Sustainability: Budapest Airport remains in the elite group
In the past year, Budapest Airport modernized the airport’s heating centers and boiler house, saving around 170 000 m3 of natural gas and 340 tons of carbon dioxide emissions per year. By the end of 2022, BUD had 13 fully electric and 11 hybrid vehicles in its fleet, and our ground handling partners have already replaced a total of 134 pieces of ground service equipment. With the development of emobility at the airport, annual savings have thus reached 412 000 liters of fuel and, correspondingly, approximately 1080 tons of carbon dioxide. Last year, 65% of the airport’s electricity demand was covered by green energy, and from January this year, 100% of the electricity supply comes from renewable sources. In 2022, Budapest Airport continued to be part of an elite international team of 44 airports that have achieved level 3+ airport carbon accreditation and fully offset their carbon emissions during operations. The next target is the highest level, 4+ “transition”, which is currently fulfilled by only 33 airports worldwide.

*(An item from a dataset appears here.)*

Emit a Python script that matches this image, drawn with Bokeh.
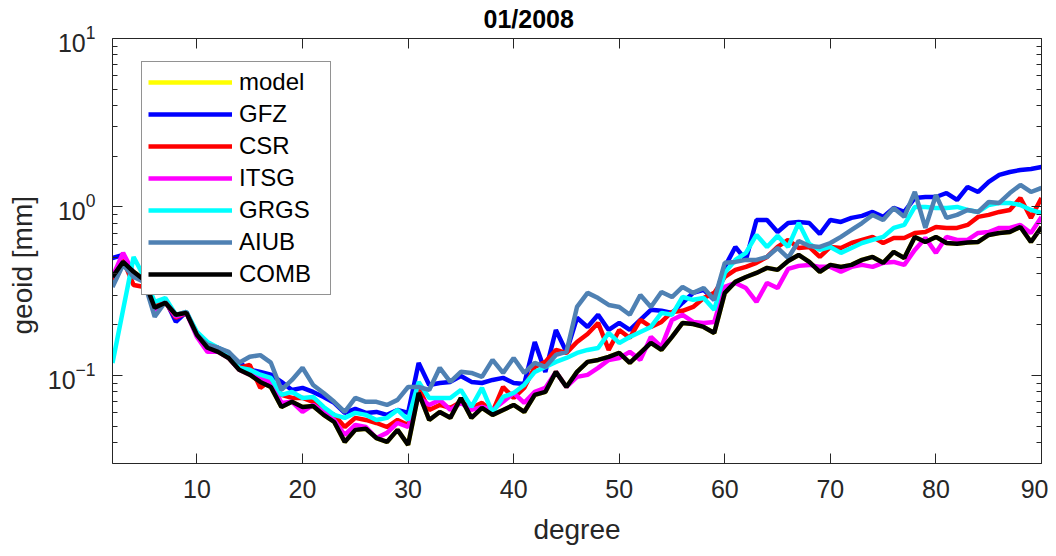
from bokeh.plotting import figure
from bokeh.models import (Range1d, FixedTicker, LogTickFormatter, LinearAxis, LogAxis,
                          Legend, LegendItem, CustomJSTickFormatter, Title)
from bokeh.embed import file_html
from bokeh.resources import INLINE

# ---------------- data ----------------
degree = list(range(2, 91))

comb = [0.384, 0.472, 0.412, 0.369, 0.252, 0.270, 0.229, 0.235, 0.174, 0.146,
        0.138, 0.127, 0.108, 0.101, 0.0915, 0.0854, 0.0650, 0.0697, 0.0650, 0.0659,
        0.0583, 0.0529, 0.0403, 0.0475, 0.0482, 0.0425, 0.0403, 0.0475, 0.0387, 0.0787,
        0.0544, 0.0607, 0.0560, 0.0735, 0.0560, 0.0641, 0.0583, 0.0624, 0.0668, 0.0607,
        0.0766, 0.0798, 0.1049, 0.0854, 0.1049, 0.1203, 0.1236, 0.1287, 0.1360, 0.1186,
        0.1360, 0.1559, 0.1417, 0.1692, 0.2049, 0.202, 0.1940, 0.1787, 0.309, 0.359,
        0.384, 0.406, 0.435, 0.423, 0.478, 0.519, 0.472, 0.412, 0.453, 0.441,
        0.453, 0.485, 0.505, 0.466, 0.541, 0.498, 0.664, 0.620, 0.664, 0.611,
        0.605, 0.615, 0.620, 0.682, 0.701, 0.710, 0.761, 0.620, 0.761]

gfz = [0.498, 0.519, 0.395, 0.359, 0.245, 0.281, 0.208, 0.238, 0.174, 0.152,
       0.146, 0.136, 0.119, 0.108, 0.105, 0.101, 0.0915, 0.0820, 0.0843, 0.0798,
       0.0745, 0.0687, 0.0599, 0.0633, 0.0599, 0.0607, 0.0583, 0.0624, 0.0599, 0.1186,
       0.0878, 0.0902, 0.0915, 0.0993, 0.0915, 0.0902, 0.0940, 0.0967, 0.0902, 0.0890,
       0.158, 0.1049, 0.1862, 0.1379, 0.2198, 0.1940, 0.229, 0.1862, 0.2049, 0.1862,
       0.2135, 0.245, 0.242, 0.235, 0.270, 0.309, 0.322, 0.281, 0.441, 0.579,
       0.485, 0.837, 0.837, 0.710, 0.803, 0.815, 0.803, 0.691, 0.837, 0.815,
       0.861, 0.885, 0.934, 0.873, 0.987, 0.934, 1.131, 1.146, 1.146, 1.210,
       1.100, 1.315, 1.227, 1.407, 1.549, 1.613, 1.658, 1.681, 1.728]

csr = [0.369, 0.485, 0.344, 0.335, 0.270, 0.273, 0.220, 0.235, 0.174, 0.148,
       0.1417, 0.1305, 0.1108, 0.1154, 0.0843, 0.0940, 0.0766, 0.0735, 0.0735, 0.0697,
       0.0624, 0.0583, 0.0494, 0.0560, 0.0544, 0.0522, 0.0494, 0.0544, 0.0508, 0.0843,
       0.0624, 0.0668, 0.0641, 0.0697, 0.0641, 0.0687, 0.0607, 0.0854, 0.0735, 0.0843,
       0.1123, 0.1203, 0.1417, 0.1360, 0.158, 0.1763, 0.2049, 0.1417, 0.1862, 0.1669,
       0.2135, 0.1940, 0.2077, 0.238, 0.242, 0.255, 0.288, 0.309, 0.384, 0.423,
       0.441, 0.466, 0.505, 0.579, 0.637, 0.571, 0.579, 0.505, 0.579, 0.571,
       0.611, 0.637, 0.664, 0.611, 0.655, 0.655, 0.701, 0.710, 0.761, 0.751,
       0.751, 0.782, 0.873, 0.897, 0.934, 0.960, 1.131, 0.861, 1.131]

itsg = [0.384, 0.534, 0.406, 0.369, 0.245, 0.273, 0.223, 0.235, 0.169, 0.138,
        0.138, 0.127, 0.108, 0.101, 0.0967, 0.0915, 0.0687, 0.0697, 0.0607, 0.0668,
        0.0607, 0.0544, 0.0443, 0.0508, 0.0494, 0.0425, 0.0456, 0.0522, 0.0494, 0.0745,
        0.0668, 0.0716, 0.0624, 0.0687, 0.0624, 0.0650, 0.0624, 0.0697, 0.0787, 0.0687,
        0.0798, 0.0843, 0.1049, 0.0854, 0.0980, 0.1007, 0.1108, 0.1236, 0.127, 0.1379,
        0.1236, 0.1692, 0.1476, 0.2135, 0.229, 0.2077, 0.2049, 0.2077, 0.335, 0.354,
        0.330, 0.273, 0.354, 0.330, 0.429, 0.447, 0.453, 0.441, 0.441, 0.412,
        0.441, 0.453, 0.441, 0.466, 0.472, 0.453, 0.556, 0.655, 0.534, 0.664,
        0.637, 0.637, 0.701, 0.710, 0.751, 0.751, 0.782, 0.701, 0.873]

grgs = [0.1186, 0.245, 0.505, 0.384, 0.273, 0.288, 0.229, 0.238, 0.181, 0.158,
        0.146, 0.136, 0.111, 0.108, 0.101, 0.0967, 0.0766, 0.0798, 0.0735, 0.0745,
        0.0650, 0.0583, 0.0560, 0.0599, 0.0583, 0.0544, 0.0560, 0.0624, 0.0544, 0.0915,
        0.0735, 0.0735, 0.0735, 0.0820, 0.0650, 0.0843, 0.0599, 0.0745, 0.0787, 0.0878,
        0.1049, 0.1123, 0.1203, 0.127, 0.136, 0.1417, 0.1456, 0.1787, 0.1559, 0.1692,
        0.1812, 0.1940, 0.235, 0.229, 0.292, 0.281, 0.288, 0.245, 0.406, 0.485,
        0.534, 0.682, 0.579, 0.673, 0.579, 0.803, 0.603, 0.556, 0.579, 0.534,
        0.571, 0.611, 0.637, 0.664, 0.751, 0.782, 1.0, 1.0, 0.986, 0.986,
        1.0, 0.960, 0.934, 1.028, 1.056, 1.056, 1.028, 0.960, 0.921]

aiub = [0.335, 0.453, 0.384, 0.359, 0.223, 0.273, 0.229, 0.238, 0.174, 0.152,
        0.146, 0.138, 0.119, 0.129, 0.132, 0.119, 0.0820, 0.0940, 0.111, 0.0878,
        0.0787, 0.0697, 0.0607, 0.0735, 0.0697, 0.0697, 0.0668, 0.0716, 0.0854, 0.0854,
        0.0820, 0.111, 0.0915, 0.105, 0.1035, 0.0980, 0.1236, 0.1035, 0.127, 0.1035,
        0.1186, 0.1123, 0.1323, 0.1379, 0.255, 0.309, 0.288, 0.262, 0.255, 0.229,
        0.300, 0.255, 0.313, 0.292, 0.335, 0.309, 0.330, 0.281, 0.466, 0.472,
        0.485, 0.485, 0.505, 0.571, 0.498, 0.628, 0.587, 0.579, 0.611, 0.664,
        0.730, 0.803, 0.897, 0.837, 0.986, 0.873, 1.227, 0.751, 1.178, 0.861,
        0.897, 0.960, 0.934, 1.070, 1.056, 1.210, 1.351, 1.227, 1.297]

# the model curve is not visible in the picture: it lies under the COMB curve
model = list(comb)

series_names = ["model", "GFZ", "CSR", "ITSG", "GRGS", "AIUB", "COMB"]
series_values = [model, gfz, csr, itsg, grgs, aiub, comb]
series_colors = ["#FFFF00", "#0000FF", "#FF0000", "#FF00FF", "#00FFFF", "#4F81B3", "#000000"]

x_ticks = [10, 20, 30, 40, 50, 60, 70, 80, 90]
y_ticks = [0.1, 1, 10]
y_minor = [0.03, 0.04, 0.05, 0.06, 0.07, 0.08, 0.09,
           0.2, 0.3, 0.4, 0.5, 0.6, 0.7, 0.8, 0.9,
           2, 3, 4, 5, 6, 7, 8, 9]

title_text = "01/2008"
x_label = "degree"
y_label = "geoid [mm]"

# ---------------- figure ----------------
FONT = "Liberation Sans"
AX = "#262626"

p = figure(width=1048, height=556, x_range=Range1d(2, 90), y_range=Range1d(0.03, 10),
           y_axis_type="log", output_backend="svg", toolbar_location=None,
           min_border_left=112, min_border_right=7, min_border_top=38, min_border_bottom=93)
p.outline_line_color = None
p.xgrid.visible = False
p.ygrid.visible = False
p.background_fill_color = "white"

p.title.text = title_text
p.title.align = "left"
p.title.offset = 371
p.title.vertical_align = "top"
p.title.standoff = 7
p.title.text_font = FONT
p.title.text_font_size = "25px"
p.title.text_font_style = "bold"
p.title.text_color = "#000000"

def style_axis(ax):
    ax.axis_line_color = AX
    ax.axis_line_width = 1
    ax.major_tick_line_color = AX
    ax.minor_tick_line_color = AX
    ax.major_tick_in = 10
    ax.major_tick_out = 0
    ax.minor_tick_in = 5
    ax.minor_tick_out = 0
    ax.major_label_text_font = FONT
    ax.major_label_text_font_size = "25px"
    ax.major_label_text_color = AX

xa = p.xaxis[0]
style_axis(xa)
xa.ticker = FixedTicker(ticks=x_ticks, minor_ticks=[])
xa.major_label_standoff = 16

ya = p.yaxis[0]
style_axis(ya)
ya.ticker = FixedTicker(ticks=y_ticks, minor_ticks=y_minor)
ya.formatter = LogTickFormatter()
ya.major_label_standoff = 17

blank = CustomJSTickFormatter(code="return ''")

top = LinearAxis(ticker=FixedTicker(ticks=x_ticks, minor_ticks=[]), formatter=blank)
style_axis(top)
top.major_label_standoff = 0
top.major_label_text_font_size = "1px"
p.add_layout(top, "above")

right = LogAxis(ticker=FixedTicker(ticks=y_ticks, minor_ticks=y_minor), formatter=blank)
style_axis(right)
right.major_label_standoff = 0
right.major_label_text_font_size = "1px"
p.add_layout(right, "right")

xtitle = Title(text=x_label, align="center", vertical_align="bottom", standoff=22,
               text_font=FONT, text_font_size="28px", text_font_style="normal", text_color=AX)
p.add_layout(xtitle, "below")

ytitle = Title(text=y_label, align="left", offset=129, vertical_align="top", standoff=9,
               text_font=FONT, text_font_size="28px", text_font_style="normal", text_color=AX)
p.add_layout(ytitle, "left")

items = []
for name, vals, col in zip(series_names, series_values, series_colors):
    r = p.line(degree, vals, line_color=col, line_width=4.5)
    items.append(LegendItem(label=name, renderers=[r]))

legend = Legend(items=items, location=(29, 168), margin=0, padding=6,
                glyph_width=84, glyph_height=26, label_height=26, label_width=85,
                label_standoff=7, spacing=4,
                label_text_font=FONT, label_text_font_size="24px", label_text_color="#000000",
                border_line_color=AX, border_line_width=1,
                background_fill_color="white", background_fill_alpha=1.0)
p.add_layout(legend)

open("out.html", "w").write(file_html(p, INLINE))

Each quarter of last year brought outstanding results in airport service quality; the scores of the trimonthly, internationally recognized ASQ (airport service quality) surveys in 2022 exceeded all previous scores. Throughout the year, the overall passenger satisfaction level was above 4 on a scale of 5, 7.5% higher overall than in 2019. These scores put Budapest Airport ahead of its regional competitors in the same category and confirm the success of its development efforts over the past years. Passengers primarily rated the kindness and helpfulness of security staff, the seamlessness of security screening, the short waiting times and the overall cleanliness of the terminals with outstanding scores.
Higher employee headcount than before the pandemic
The BUD group (Budapest Airport, RÜK, BUD Security) currently employs 1460 people, 447 of whom joined the group last year. Since the end of the coronavirus pandemic, i.e. from February 2021, a total of 611 employees who are active today have started working for the BUD group. Overall, this means that the number of BUD group employees has now exceeded the 2019 level, despite the fact that the company was forced to make two mass redundancies in 2020, due to the negative impact of COVID. After the pandemic, 131 of the colleagues affected by the redundancies returned to the BUD group.

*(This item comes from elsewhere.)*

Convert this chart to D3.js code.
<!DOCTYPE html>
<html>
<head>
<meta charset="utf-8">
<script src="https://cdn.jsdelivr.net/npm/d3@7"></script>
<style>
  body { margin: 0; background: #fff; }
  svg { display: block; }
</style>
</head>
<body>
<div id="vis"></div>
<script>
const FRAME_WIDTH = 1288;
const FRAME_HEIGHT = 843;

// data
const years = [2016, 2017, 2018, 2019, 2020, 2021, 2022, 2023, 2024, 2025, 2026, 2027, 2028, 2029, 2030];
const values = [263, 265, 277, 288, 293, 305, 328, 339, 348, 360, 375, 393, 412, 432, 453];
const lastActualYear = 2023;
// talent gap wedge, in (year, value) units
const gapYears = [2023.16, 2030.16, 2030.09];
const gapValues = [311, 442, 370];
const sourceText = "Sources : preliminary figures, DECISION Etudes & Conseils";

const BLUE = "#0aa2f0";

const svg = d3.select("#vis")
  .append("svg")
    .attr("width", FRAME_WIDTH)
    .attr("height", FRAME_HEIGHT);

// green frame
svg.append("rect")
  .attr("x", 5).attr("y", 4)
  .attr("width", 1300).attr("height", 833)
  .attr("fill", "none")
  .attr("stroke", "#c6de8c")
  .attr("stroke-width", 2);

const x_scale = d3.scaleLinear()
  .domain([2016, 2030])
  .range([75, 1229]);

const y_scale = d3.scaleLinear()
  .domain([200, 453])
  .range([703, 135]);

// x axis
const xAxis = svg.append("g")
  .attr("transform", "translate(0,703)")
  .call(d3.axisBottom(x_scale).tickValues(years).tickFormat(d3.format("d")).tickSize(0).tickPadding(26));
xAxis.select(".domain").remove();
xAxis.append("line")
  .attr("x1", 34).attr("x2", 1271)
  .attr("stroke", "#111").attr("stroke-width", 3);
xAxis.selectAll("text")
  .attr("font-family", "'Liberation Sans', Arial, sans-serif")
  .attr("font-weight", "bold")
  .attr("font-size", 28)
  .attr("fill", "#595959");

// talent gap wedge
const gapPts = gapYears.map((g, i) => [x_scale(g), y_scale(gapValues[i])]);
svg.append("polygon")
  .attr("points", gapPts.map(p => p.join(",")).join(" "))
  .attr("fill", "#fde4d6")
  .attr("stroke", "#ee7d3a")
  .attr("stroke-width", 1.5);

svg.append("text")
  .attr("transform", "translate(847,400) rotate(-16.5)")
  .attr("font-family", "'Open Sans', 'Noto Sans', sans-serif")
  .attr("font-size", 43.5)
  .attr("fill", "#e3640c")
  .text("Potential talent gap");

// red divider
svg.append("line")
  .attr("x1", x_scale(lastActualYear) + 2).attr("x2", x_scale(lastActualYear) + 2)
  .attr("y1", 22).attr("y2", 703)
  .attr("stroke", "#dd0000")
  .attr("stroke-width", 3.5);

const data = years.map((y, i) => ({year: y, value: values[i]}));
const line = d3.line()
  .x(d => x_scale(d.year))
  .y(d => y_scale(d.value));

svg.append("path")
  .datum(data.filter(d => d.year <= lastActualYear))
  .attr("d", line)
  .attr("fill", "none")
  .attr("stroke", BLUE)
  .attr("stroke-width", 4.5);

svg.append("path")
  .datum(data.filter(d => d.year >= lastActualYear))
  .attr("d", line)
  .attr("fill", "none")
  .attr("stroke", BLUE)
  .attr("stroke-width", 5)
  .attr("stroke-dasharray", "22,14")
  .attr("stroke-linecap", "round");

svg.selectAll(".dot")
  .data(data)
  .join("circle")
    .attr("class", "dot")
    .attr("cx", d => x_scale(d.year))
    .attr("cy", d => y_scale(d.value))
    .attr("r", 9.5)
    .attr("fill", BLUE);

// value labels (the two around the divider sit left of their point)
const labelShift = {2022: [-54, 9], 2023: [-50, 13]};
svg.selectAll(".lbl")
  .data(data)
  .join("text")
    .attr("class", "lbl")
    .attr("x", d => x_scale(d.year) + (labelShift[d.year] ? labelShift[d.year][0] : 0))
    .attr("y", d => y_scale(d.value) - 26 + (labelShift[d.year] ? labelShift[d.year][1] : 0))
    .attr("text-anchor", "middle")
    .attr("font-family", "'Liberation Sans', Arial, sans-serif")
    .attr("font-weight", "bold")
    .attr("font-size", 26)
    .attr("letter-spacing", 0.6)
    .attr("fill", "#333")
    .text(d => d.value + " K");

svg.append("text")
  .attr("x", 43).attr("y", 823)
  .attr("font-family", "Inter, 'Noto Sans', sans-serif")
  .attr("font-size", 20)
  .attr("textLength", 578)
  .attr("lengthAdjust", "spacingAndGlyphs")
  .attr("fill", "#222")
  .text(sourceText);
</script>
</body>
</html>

2022 was a year full of awards
Last year, Budapest Airport won the Skytrax “Best airport in Eastern Europe” award for the ninth time in a row, as an employer, the company received Investors In People's gold rating, and Budapest Airport was also ranked among the 7 best employers in the world. The We Are BUD event for the airport community won the HRkomm award, and the company’s cargo operations also received a prestigious recognition when it won Cargo airport of the year at the Air Cargo News Awards, bettering Singapore, Brussels and Liège. The airport operator also won three sustainability-related awards in 2022: 2nd place in the Green Balance category of the Effekt 2030 - Community Investment Awards, Deloitte’s Green Frog Award in the category “First Sustainability Report” and the LIVE CONSCIUSLY. THINK GREEN sustainability awareness marketing campaign was voted campaign of the year at the Frontier Awards Gala.

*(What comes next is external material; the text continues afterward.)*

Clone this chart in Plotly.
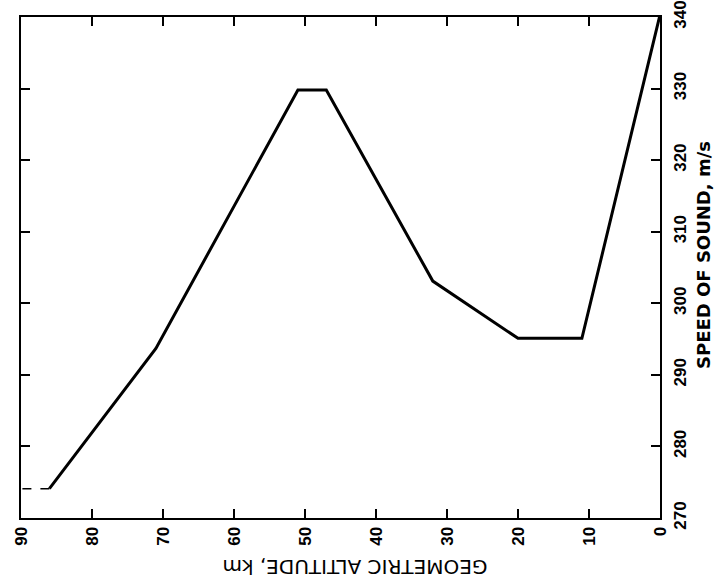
import plotly.graph_objects as go

# U.S. Standard Atmosphere: speed of sound vs geometric altitude
altitude_km = [0, 11, 20, 32, 47, 51, 71, 86]
speed_ms = [340.3, 295.1, 295.1, 303.1, 329.8, 329.8, 293.7, 274.1]

# extension above 86 km, shown dashed
ext_altitude_km = [86, 90]
ext_speed_ms = [274.1, 274.1]

x_ticks = [90, 80, 70, 60, 50, 40, 30, 20, 10, 0]
y_ticks = [270, 280, 290, 300, 310, 320, 330, 340]

FONT = "Liberation Sans"

fig = go.Figure()
fig.add_trace(go.Scatter(
    x=altitude_km, y=speed_ms, mode="lines",
    line=dict(color="black", width=3), showlegend=False,
))
fig.add_trace(go.Scatter(
    x=ext_altitude_km, y=ext_speed_ms, mode="lines",
    line=dict(color="black", width=1.5, dash="dash"), showlegend=False,
))

axis_common = dict(
    showgrid=False, zeroline=False, showline=True, linecolor="black",
    linewidth=2, mirror="ticks", ticks="inside", ticklen=9, tickwidth=1.5,
    tickcolor="black",
    tickfont=dict(family=FONT, size=17, color="black", weight="bold"),
    tickangle=-90, ticklabeloverflow="allow", automargin=False,
)

fig.update_layout(
    width=718, height=587,
    margin=dict(l=21, r=58, t=17, b=69),
    paper_bgcolor="white", plot_bgcolor="white",
    xaxis=dict(range=[90, 0], tickvals=x_ticks, **axis_common),
    yaxis=dict(range=[270, 340], tickvals=y_ticks, side="right",
               ticklabelstandoff=4, **axis_common),
    annotations=[
        dict(text="GEOMETRIC ALTITUDE, km", xref="paper", yref="paper",
             x=0.523, y=-0.098, xanchor="center", yanchor="middle",
             textangle=180, showarrow=False,
             font=dict(family="DejaVu Sans", size=20, color="black")),
        dict(text="SPEED OF SOUND, m/s", xref="paper", yref="paper",
             x=1.068, y=0.526, xanchor="center", yanchor="middle",
             textangle=-90, showarrow=False,
             font=dict(family="DejaVu Sans", size=18, color="black",
                       weight="bold")),
    ],
)

fig.write_html("out.html")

“Reptér” was the hit song of 2022
In 2021, Budapest Airport re-recorded the music video of the then 40-year-old song “Reptér” (Airport) with György Korda, giving a new impetus to the airport’s anthem. In November, the modernized version reached 5.5 million views on YouTube, and thanks to a year-end campaign and exclusive concert with the artist couple, the number of views has now jumped to 8.1 million.